5. Significance and Implications

• Design Paradigm Shift: The study demonstrates that complex TPMS geometries are not universally superior. For air-to-air applications, especially those operating in turbulent regimes or where pumping power is a constraint, simpler, optimized harmonic surfaces can offer a better balance of performance and manufacturability.
• Additive Manufacturing (AM) Viability: The proposed harmonic geometry is highly compatible with AM techniques (e.g., SLS, SLA), offering a scalable solution for compact, lightweight heat exchangers in building ventilation, aerospace, and electronics cooling.

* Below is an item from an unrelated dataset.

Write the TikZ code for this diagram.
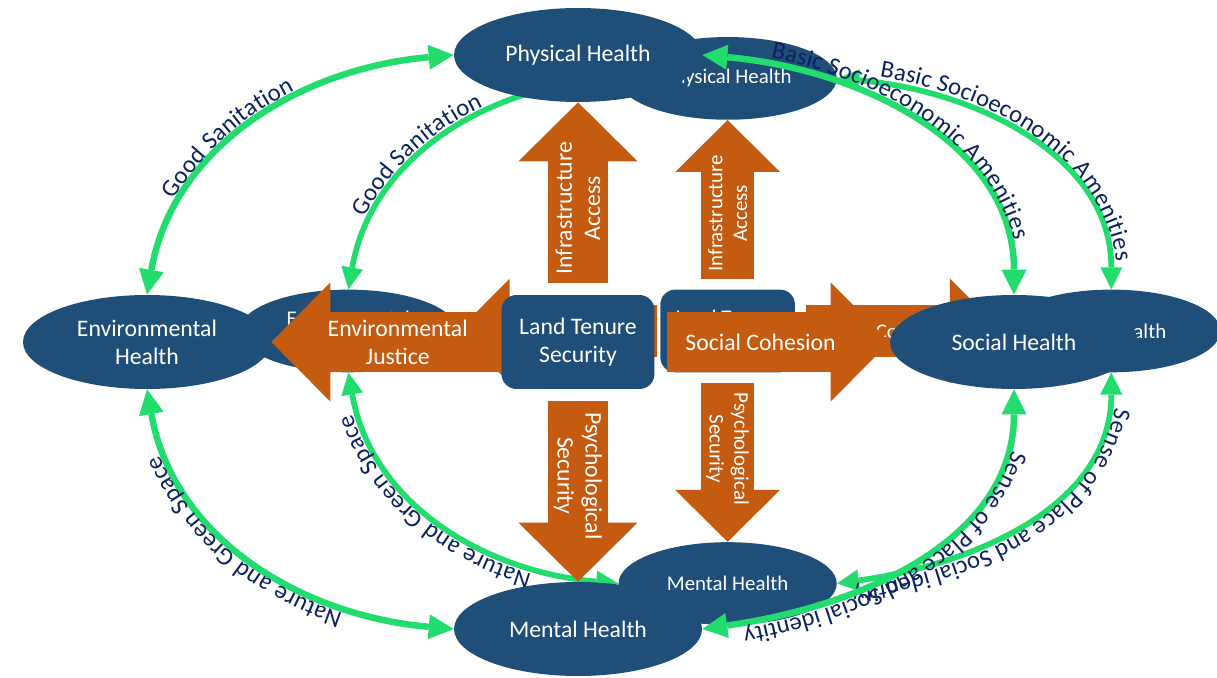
\documentclass[tikz,border=0pt]{standalone}
\usepackage{fontspec}
\setmainfont{Carlito}
\usetikzlibrary{arrows.meta,shapes.geometric,decorations.text}

\definecolor{healthblue}{HTML}{1F4E79}
\definecolor{flowrust}{HTML}{C55A11}
\definecolor{linkgreen}{HTML}{22DD6E}
\definecolor{labelnavy}{HTML}{0B2160}

\newcommand{\boxfont}{\fontsize{13.5}{16}\selectfont}
\newcommand{\linkfont}{\fontsize{14}{17}\selectfont}

\tikzset{
  health/.style={ellipse, fill=healthblue, text=white, font=\boxfont, align=center,
    minimum width=4.96cm, minimum height=1.88cm, inner sep=0pt},
  tenure/.style={rectangle, rounded corners=0.3cm, fill=healthblue, text=white,
    font=\boxfont, align=center, minimum width=3.06cm, minimum height=1.88cm},
  flow/.style={flowrust, line width=\s*1.2cm, shorten <=\s*0.24cm,
    >={Triangle[length=1.18cm, width=2.38cm, line width=0pt, scale=\s]}, ->},
  flowtext/.style={text=white, font=\boxfont, align=center},
  link/.style={linkgreen, line width=\s*0.13cm,
    >={Triangle[length=0.5cm, width=0.5cm, line width=0pt, scale=\s]}, <->},
  linklabel/.style={decorate, decoration={text along path, text align=center,
    raise=4pt, text color=labelnavy, text={|\linkfont|#1}}}
}

\begin{document}
\begin{tikzpicture}[x=0.02cm, y=0.02cm]
  \useasboundingbox (0,0) rectangle (1217,-678);
  % the smaller copy first, the full one on top of it
  \foreach \s/\dx/\dy in {0.88/219/-30, 1/0/0} {
    \begin{scope}[shift={(\dx,\dy)}, scale=\s, transform shape]
      \node[tenure] (LTS) at (578,-342) {Land Tenure\\Security};
      \node[health] (PH) at (578,-55) {Physical Health};
      \node[health] (EH) at (147,-342) {Environmental\\Health};
      \node[health] (SH) at (1014,-342) {Social Health};
      \node[health] (MH) at (578,-629) {Mental Health};

      \draw[flow] (LTS.north) -- (PH.south)
        node[flowtext, pos=0.45, rotate=90] (infra) {Infrastructure\\Access};
      \draw[flow] (LTS.south) -- (MH.north)
        node[flowtext, pos=0.45, rotate=-90] (psych) {Psychological\\Security};
      \draw[flow, shorten <=\s*0.06cm] (LTS.west) -- (EH.east)
        node[flowtext, pos=0.45] (justice) {Environmental\\Justice};
      \draw[flow] (LTS.east) -- (SH.west)
        node[flowtext, pos=0.45] (cohesion) {Social Cohesion};

      \draw[link] (EH.north) to[out=80, in=185] (PH.west);
      \path[linklabel={Good Sanitation},
        decoration={text align={center, right indent=1.3cm}}]
        (EH.north) to[out=80, in=185] (PH.west);
      \draw[link] (PH.east) to[out=-5, in=90] (SH.north);
      \path[linklabel={Basic Socioeconomic Amenities},
        decoration={text align={center, left indent=0.3cm}}]
        (PH.east) to[out=-5, in=90] (SH.north);
      \draw[link] (SH.south) to[out=-90, in=8] (MH.east);
      \path[linklabel={Sense of Place and Social identity},
        decoration={text align={center, left indent=0.4cm}}]
        (SH.south) to[out=-90, in=8] (MH.east);
      \draw[link] (MH.west) to[out=175, in=-80] (EH.south);
      \path[linklabel={Nature and Green Space},
        decoration={text align={center, left indent=0.9cm}}]
        (MH.west) to[out=175, in=-80] (EH.south);
    \end{scope}
  }
\end{tikzpicture}
\end{document}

• Operational Guidance: The findings provide a clear decision matrix for engineers:
  • Use Gyroid/TPMS for low-flow, laminar applications where maximum heat transfer density is the sole priority and pumping power is less constrained.
  • Use Optimized Harmonic Tessellations for high-flow, turbulent applications or systems requiring low pressure drops and high overall thermal-hydraulic efficiency (AGF).

In conclusion, this research validates a "balanced pathway" for next-generation heat exchangers, proving that tailored surface modifications can achieve high performance without the prohibitive pressure penalties associated with traditional TPMS lattices.